I think City Ballet did a lot of work to try to come back to a place that wasn’t hurtful to people of color and was sensitive to people who wanted to be considered with different pronouns, trying to take certain things out of certain productions. Things that make you look better as an institution. 

On being a Black ballerina with the New York City Ballet: I have thought long and hard about my place in this company and not just my place, but about my friends in the company and the young Black girls coming after us. There are only three or four of us here in the first place in terms of women of color. It’s so weird that we’re having this conversation. I looked around at “Agon”it used to be just me in the studio, and now there’s another girl—one of my closest friends, another Black girl—in the room and it’s just us. When I think of when it was just Andrea Long-Naidu, or Debra Austin, or Aesha Ash—it had to be lonely for them. 
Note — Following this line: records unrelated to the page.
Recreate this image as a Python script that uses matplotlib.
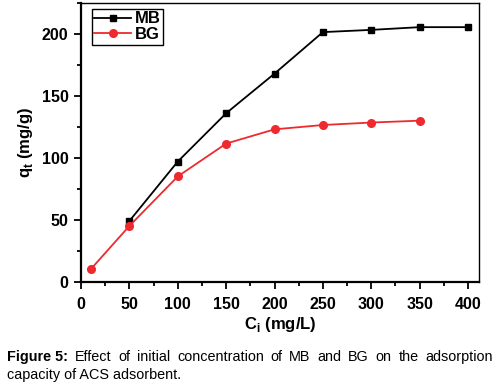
import matplotlib
matplotlib.use("Agg")
import matplotlib.pyplot as plt
from matplotlib.ticker import MultipleLocator

plt.rcParams['font.family'] = ['Liberation Sans', 'DejaVu Sans']

mb_x = [50, 100, 150, 200, 250, 300, 350, 400]
mb_y = [49, 97, 136, 168, 201.5, 203.3, 205.5, 205.5]
bg_x = [10, 50, 100, 150, 200, 250, 300, 350]
bg_y = [10, 45, 85, 111.5, 123, 126.5, 128.5, 130]

xticks = [0, 50, 100, 150, 200, 250, 300, 350, 400]
yticks = [0, 50, 100, 150, 200]

W, H = 503, 384
fig = plt.figure(figsize=(W/100, H/100), dpi=100)
ax = fig.add_axes([81/W, 1-281.7/H, (478.7-81)/W, (281.7-3)/H])

red = '#ee2a2e'
ax.plot(mb_x, mb_y, color='black', lw=1.3, marker='s', ms=5, label='MB')
ax.plot(bg_x, bg_y, color=red, lw=1.3, marker='o', ms=5.5, label='BG')

ax.set_xlim(0, 411)
ax.set_ylim(0, 225)
ax.set_xticks(xticks)
ax.set_yticks(yticks)
ax.xaxis.set_minor_locator(MultipleLocator(25))
ax.yaxis.set_minor_locator(MultipleLocator(25))
ax.tick_params(which='major', direction='out', length=5, width=1.3,
               labelsize=11.5, pad=4)
ax.tick_params(axis='x', which='major', pad=6)
ax.tick_params(which='minor', direction='out', length=3, width=1.3)
for lab in ax.get_xticklabels() + ax.get_yticklabels():
    lab.set_fontweight('bold')
for sp in ['left', 'bottom']:
    ax.spines[sp].set_linewidth(1.6)
for sp in ['top', 'right']:
    ax.spines[sp].set_linewidth(1.0)

ax.set_xlabel(r'C$_\mathregular{i}$ (mg/L)', fontsize=12, fontweight='bold', labelpad=2)
ax.set_ylabel(r'q$_\mathregular{t}$ (mg/g)', fontsize=12, fontweight='bold', labelpad=5)

leg = ax.legend(loc='upper left', bbox_to_anchor=(0.027, 0.979), fancybox=False,
                edgecolor='black', framealpha=1, fontsize=12, handlelength=2.2,
                borderpad=0.15, labelspacing=0.05, handletextpad=0.25,
                borderaxespad=0)
leg.get_frame().set_linewidth(1.0)
for t in leg.get_texts():
    t.set_fontweight('bold')

# Caption (justified first line)
cap_size = 10.4
fig.canvas.draw()
renderer = fig.canvas.get_renderer()
x0, x1 = 7/W, 493/W
y1 = 1 - 357/H
words = [("Figure 5:", 'bold')] + [(w, 'normal') for w in
         "Effect of initial concentration of MB and BG on the adsorption".split()]
texts = []
for w, fw in words:
    t = fig.text(0, y1, w, fontsize=cap_size, fontweight=fw, va='center', ha='left')
    texts.append(t)
widths = [t.get_window_extent(renderer).width / W for t in texts]
gap = ((x1 - x0) - sum(widths)) / (len(texts) - 1)
x = x0
for t, wd in zip(texts, widths):
    t.set_x(x)
    x += wd + gap
fig.text(x0, 1 - 375/H, "capacity of ACS adsorbent.", fontsize=cap_size,
         va='center', ha='left')

fig.savefig('out.png', dpi=100)
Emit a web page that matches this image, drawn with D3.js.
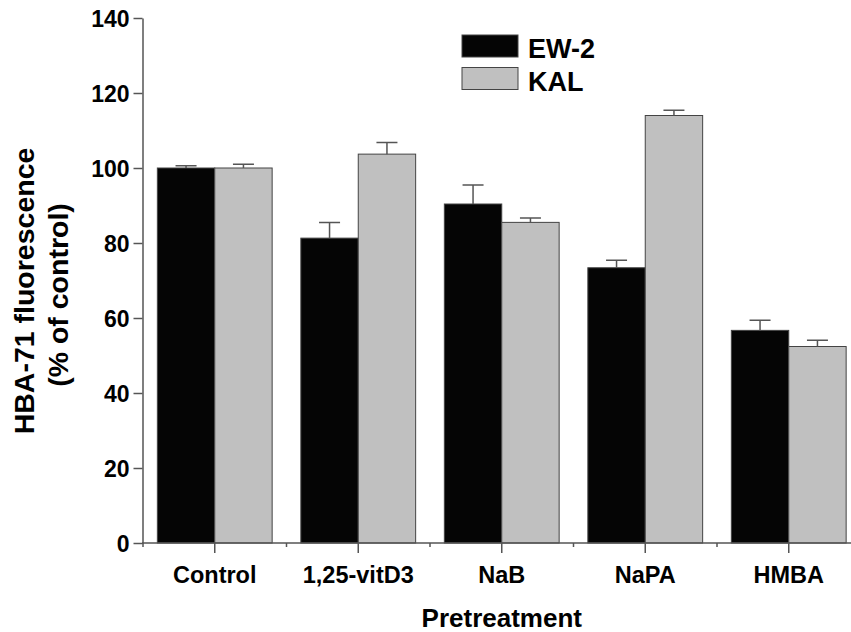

A few days ago, I went to the Dance Theatre of Harlem season at City Center and there was a little girl who goes to the DTH school. She came up to me with tears in her eyes during intermission and she said, “I had to tell you, you’re the entire reason I started doing ballet. I just had to tell you that.” I was like, “Oh my God!” I almost started crying. It’s such a generic answer, but that’s literally the only thing you could want. It made me realize there is still so much to do. Sometimes, even when I’m having a terrible day, like Arthur Mitchell used to say, [I remember that] this has to do with so much more than just me—my being at New York City ballet is about so much more than just me.